Female investors are almost twice as likely as their male counterparts to say it is important for the companies they invest in to integrate ESG factors into their policies and decisions

The research also showed that women are the most likely change-makers for climate in economic areas from corporate leadership to product development. Female investors are almost twice as likely as their male counterparts to say it is important for the companies they invest in to integrate ESG factors into their policies and decisions.

Another issue is the underrepresentation of women at many leading companies. In the FTSE 250, there are only nine female CEOs (4% of the total) and 29 female CFOs (12% of the total). At S&P 500 companies, women hold just 6% of CEO positions. And a barometer of women in director positions indicated that in 2019, representation in Germany was 33%, in Japan 8.4% and in India 15.9%.

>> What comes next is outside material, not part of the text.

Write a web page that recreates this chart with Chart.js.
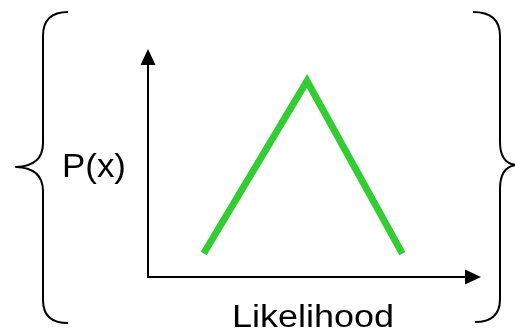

There are especially few senior women in the six highest carbon-emitting industries: energy generation, mineral and metal, mining, manufacturing, agriculture, transport, and construction. These sectors together account for 80% of the emissions reductions needed by the end of 2030 to prevent global temperatures from rising more than 1.5 degrees Celsius above pre‑industrial levels.

"Gender representation is important for companies with climate targets, as there is evidence that women in leadership positions contribute to climate goals. Women in government positions are more likely to sign on to international treaties to reduce global warming than men," the report highlighted.

The research also mentioned that women are also significantly more likely than men to recognize that climate action requires major lifestyle changes. On average, 75% of women consider the environmental impact of their purchases when they believe that it has a big effect on climate change, compared with 64% of men, according to one survey.

Other past studies have shown that women are slightly more likely than men to be concerned about the environment and that they have stronger pro-climate opinions and beliefs.

The Oliver Wyman Forum and the 30% Club on The Climate Action Gender Gap said companies can speed up the race to net zero by considering three roles:

  1. Climate action leaders: More women should be in leadership positions. They are often more open than men to changes that will drive climate action but are underrepresented in decision-making positions, especially in carbon-intensive industries;
  2. Climate-lens investors: Climate solutions require large-scale investment. Women are growing in importance as investors who have a stronger preference than men for investing that prioritizes environmental, social and corporate governance (ESG) factors;
  3. Low-carbon product influencers: To persuade consumers to buy more low-carbon products, corporations should consider women's preferences more closely. Women make a large proportion of household purchase decisions in areas that generate high emissions, such as food, travel and energy. They are also more likely on average than men to change their habits in ways that contribute to emissions reduction.

Climate action and gender equality is one of the topics being discussed at COP26, in Glasgow. A coalition of feminist groups has called for women to play a greater role at the summit, as the needs of women and girls are being overlooked amid the global climate crisis.